Problem: Your task is to extract every line from the material below exactly.
########################################
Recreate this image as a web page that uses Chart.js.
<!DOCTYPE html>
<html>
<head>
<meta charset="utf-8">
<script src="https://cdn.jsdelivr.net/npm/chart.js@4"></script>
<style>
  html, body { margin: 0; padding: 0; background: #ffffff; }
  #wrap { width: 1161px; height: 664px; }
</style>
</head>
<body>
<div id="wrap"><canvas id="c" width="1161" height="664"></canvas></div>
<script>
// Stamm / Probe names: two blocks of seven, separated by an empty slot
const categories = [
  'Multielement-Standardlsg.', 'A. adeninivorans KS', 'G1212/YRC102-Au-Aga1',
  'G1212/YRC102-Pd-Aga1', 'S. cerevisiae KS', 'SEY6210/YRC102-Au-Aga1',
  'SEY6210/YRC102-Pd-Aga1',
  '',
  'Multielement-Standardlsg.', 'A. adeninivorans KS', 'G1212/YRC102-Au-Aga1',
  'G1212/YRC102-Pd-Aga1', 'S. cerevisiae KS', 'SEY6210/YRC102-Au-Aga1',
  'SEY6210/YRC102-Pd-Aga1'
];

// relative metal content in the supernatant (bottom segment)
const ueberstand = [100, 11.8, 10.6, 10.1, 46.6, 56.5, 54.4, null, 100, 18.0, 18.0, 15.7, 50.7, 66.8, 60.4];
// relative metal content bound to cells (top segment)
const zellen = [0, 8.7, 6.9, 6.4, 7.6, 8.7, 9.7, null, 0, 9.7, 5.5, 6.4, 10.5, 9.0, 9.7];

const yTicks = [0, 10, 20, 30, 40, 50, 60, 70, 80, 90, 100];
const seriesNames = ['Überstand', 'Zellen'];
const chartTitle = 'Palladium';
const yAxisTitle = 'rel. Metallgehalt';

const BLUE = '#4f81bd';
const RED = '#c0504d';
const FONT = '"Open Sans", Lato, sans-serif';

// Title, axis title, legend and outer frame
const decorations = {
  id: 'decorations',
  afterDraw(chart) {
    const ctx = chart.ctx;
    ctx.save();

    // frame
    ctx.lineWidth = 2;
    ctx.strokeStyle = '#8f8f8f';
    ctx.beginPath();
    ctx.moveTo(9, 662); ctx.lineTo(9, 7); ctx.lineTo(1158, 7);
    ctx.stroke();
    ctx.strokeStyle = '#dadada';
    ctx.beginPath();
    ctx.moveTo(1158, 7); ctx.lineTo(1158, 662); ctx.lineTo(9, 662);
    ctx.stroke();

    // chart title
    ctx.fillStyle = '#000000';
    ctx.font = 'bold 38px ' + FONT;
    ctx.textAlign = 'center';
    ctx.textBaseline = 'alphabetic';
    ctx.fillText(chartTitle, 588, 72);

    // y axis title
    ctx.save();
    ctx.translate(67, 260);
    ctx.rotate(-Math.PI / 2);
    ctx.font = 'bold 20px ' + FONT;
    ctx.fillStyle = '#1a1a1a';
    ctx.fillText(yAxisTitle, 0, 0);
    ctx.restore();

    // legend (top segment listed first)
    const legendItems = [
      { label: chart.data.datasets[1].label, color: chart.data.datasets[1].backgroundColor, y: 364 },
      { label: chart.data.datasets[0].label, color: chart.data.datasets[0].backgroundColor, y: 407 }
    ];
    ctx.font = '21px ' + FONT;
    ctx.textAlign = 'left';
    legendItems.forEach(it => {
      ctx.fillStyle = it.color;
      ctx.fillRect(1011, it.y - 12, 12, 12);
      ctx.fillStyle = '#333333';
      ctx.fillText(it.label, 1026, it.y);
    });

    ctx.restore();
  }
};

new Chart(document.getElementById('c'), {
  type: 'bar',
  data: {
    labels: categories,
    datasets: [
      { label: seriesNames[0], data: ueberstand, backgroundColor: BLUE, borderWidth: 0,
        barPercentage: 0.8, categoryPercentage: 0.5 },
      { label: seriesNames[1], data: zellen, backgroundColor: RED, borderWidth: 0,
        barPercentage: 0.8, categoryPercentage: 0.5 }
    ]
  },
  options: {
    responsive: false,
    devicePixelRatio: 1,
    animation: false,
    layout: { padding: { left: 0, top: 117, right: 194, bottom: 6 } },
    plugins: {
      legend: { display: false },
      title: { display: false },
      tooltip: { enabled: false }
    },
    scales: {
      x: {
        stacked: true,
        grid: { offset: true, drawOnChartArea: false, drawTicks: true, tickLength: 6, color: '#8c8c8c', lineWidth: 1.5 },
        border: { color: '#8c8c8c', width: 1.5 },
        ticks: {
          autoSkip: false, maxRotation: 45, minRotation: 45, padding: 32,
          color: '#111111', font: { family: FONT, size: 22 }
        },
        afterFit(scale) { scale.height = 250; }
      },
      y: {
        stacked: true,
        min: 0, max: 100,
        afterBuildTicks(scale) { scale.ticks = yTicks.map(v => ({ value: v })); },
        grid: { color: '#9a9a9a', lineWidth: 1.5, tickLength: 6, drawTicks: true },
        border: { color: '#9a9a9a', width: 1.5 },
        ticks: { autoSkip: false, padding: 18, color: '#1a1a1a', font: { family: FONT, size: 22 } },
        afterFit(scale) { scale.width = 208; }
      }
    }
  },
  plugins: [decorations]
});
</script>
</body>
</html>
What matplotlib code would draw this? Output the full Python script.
########################################
Answer in full:
Recreate this image as a web page that uses Chart.js.
<!DOCTYPE html>
<html>
<head>
<meta charset="utf-8">
<script src="https://cdn.jsdelivr.net/npm/chart.js@4"></script>
<style>
  html, body { margin: 0; padding: 0; background: #ffffff; }
  #wrap { width: 1161px; height: 664px; }
</style>
</head>
<body>
<div id="wrap"><canvas id="c" width="1161" height="664"></canvas></div>
<script>
// Stamm / Probe names: two blocks of seven, separated by an empty slot
const categories = [
  'Multielement-Standardlsg.', 'A. adeninivorans KS', 'G1212/YRC102-Au-Aga1',
  'G1212/YRC102-Pd-Aga1', 'S. cerevisiae KS', 'SEY6210/YRC102-Au-Aga1',
  'SEY6210/YRC102-Pd-Aga1',
  '',
  'Multielement-Standardlsg.', 'A. adeninivorans KS', 'G1212/YRC102-Au-Aga1',
  'G1212/YRC102-Pd-Aga1', 'S. cerevisiae KS', 'SEY6210/YRC102-Au-Aga1',
  'SEY6210/YRC102-Pd-Aga1'
];

// relative metal content in the supernatant (bottom segment)
const ueberstand = [100, 11.8, 10.6, 10.1, 46.6, 56.5, 54.4, null, 100, 18.0, 18.0, 15.7, 50.7, 66.8, 60.4];
// relative metal content bound to cells (top segment)
const zellen = [0, 8.7, 6.9, 6.4, 7.6, 8.7, 9.7, null, 0, 9.7, 5.5, 6.4, 10.5, 9.0, 9.7];

const yTicks = [0, 10, 20, 30, 40, 50, 60, 70, 80, 90, 100];
const seriesNames = ['Überstand', 'Zellen'];
const chartTitle = 'Palladium';
const yAxisTitle = 'rel. Metallgehalt';

const BLUE = '#4f81bd';
const RED = '#c0504d';
const FONT = '"Open Sans", Lato, sans-serif';

// Title, axis title, legend and outer frame
const decorations = {
  id: 'decorations',
  afterDraw(chart) {
    const ctx = chart.ctx;
    ctx.save();

    // frame
    ctx.lineWidth = 2;
    ctx.strokeStyle = '#8f8f8f';
    ctx.beginPath();
    ctx.moveTo(9, 662); ctx.lineTo(9, 7); ctx.lineTo(1158, 7);
    ctx.stroke();
    ctx.strokeStyle = '#dadada';
    ctx.beginPath();
    ctx.moveTo(1158, 7); ctx.lineTo(1158, 662); ctx.lineTo(9, 662);
    ctx.stroke();

    // chart title
    ctx.fillStyle = '#000000';
    ctx.font = 'bold 38px ' + FONT;
    ctx.textAlign = 'center';
    ctx.textBaseline = 'alphabetic';
    ctx.fillText(chartTitle, 588, 72);

    // y axis title
    ctx.save();
    ctx.translate(67, 260);
    ctx.rotate(-Math.PI / 2);
    ctx.font = 'bold 20px ' + FONT;
    ctx.fillStyle = '#1a1a1a';
    ctx.fillText(yAxisTitle, 0, 0);
    ctx.restore();

    // legend (top segment listed first)
    const legendItems = [
      { label: chart.data.datasets[1].label, color: chart.data.datasets[1].backgroundColor, y: 364 },
      { label: chart.data.datasets[0].label, color: chart.data.datasets[0].backgroundColor, y: 407 }
    ];
    ctx.font = '21px ' + FONT;
    ctx.textAlign = 'left';
    legendItems.forEach(it => {
      ctx.fillStyle = it.color;
      ctx.fillRect(1011, it.y - 12, 12, 12);
      ctx.fillStyle = '#333333';
      ctx.fillText(it.label, 1026, it.y);
    });

    ctx.restore();
  }
};

new Chart(document.getElementById('c'), {
  type: 'bar',
  data: {
    labels: categories,
    datasets: [
      { label: seriesNames[0], data: ueberstand, backgroundColor: BLUE, borderWidth: 0,
        barPercentage: 0.8, categoryPercentage: 0.5 },
      { label: seriesNames[1], data: zellen, backgroundColor: RED, borderWidth: 0,
        barPercentage: 0.8, categoryPercentage: 0.5 }
    ]
  },
  options: {
    responsive: false,
    devicePixelRatio: 1,
    animation: false,
    layout: { padding: { left: 0, top: 117, right: 194, bottom: 6 } },
    plugins: {
      legend: { display: false },
      title: { display: false },
      tooltip: { enabled: false }
    },
    scales: {
      x: {
        stacked: true,
        grid: { offset: true, drawOnChartArea: false, drawTicks: true, tickLength: 6, color: '#8c8c8c', lineWidth: 1.5 },
        border: { color: '#8c8c8c', width: 1.5 },
        ticks: {
          autoSkip: false, maxRotation: 45, minRotation: 45, padding: 32,
          color: '#111111', font: { family: FONT, size: 22 }
        },
        afterFit(scale) { scale.height = 250; }
      },
      y: {
        stacked: true,
        min: 0, max: 100,
        afterBuildTicks(scale) { scale.ticks = yTicks.map(v => ({ value: v })); },
        grid: { color: '#9a9a9a', lineWidth: 1.5, tickLength: 6, drawTicks: true },
        border: { color: '#9a9a9a', width: 1.5 },
        ticks: { autoSkip: false, padding: 18, color: '#1a1a1a', font: { family: FONT, size: 22 } },
        afterFit(scale) { scale.width = 208; }
      }
    }
  },
  plugins: [decorations]
});
</script>
</body>
</html>
What matplotlib code would draw this? Output the full Python script.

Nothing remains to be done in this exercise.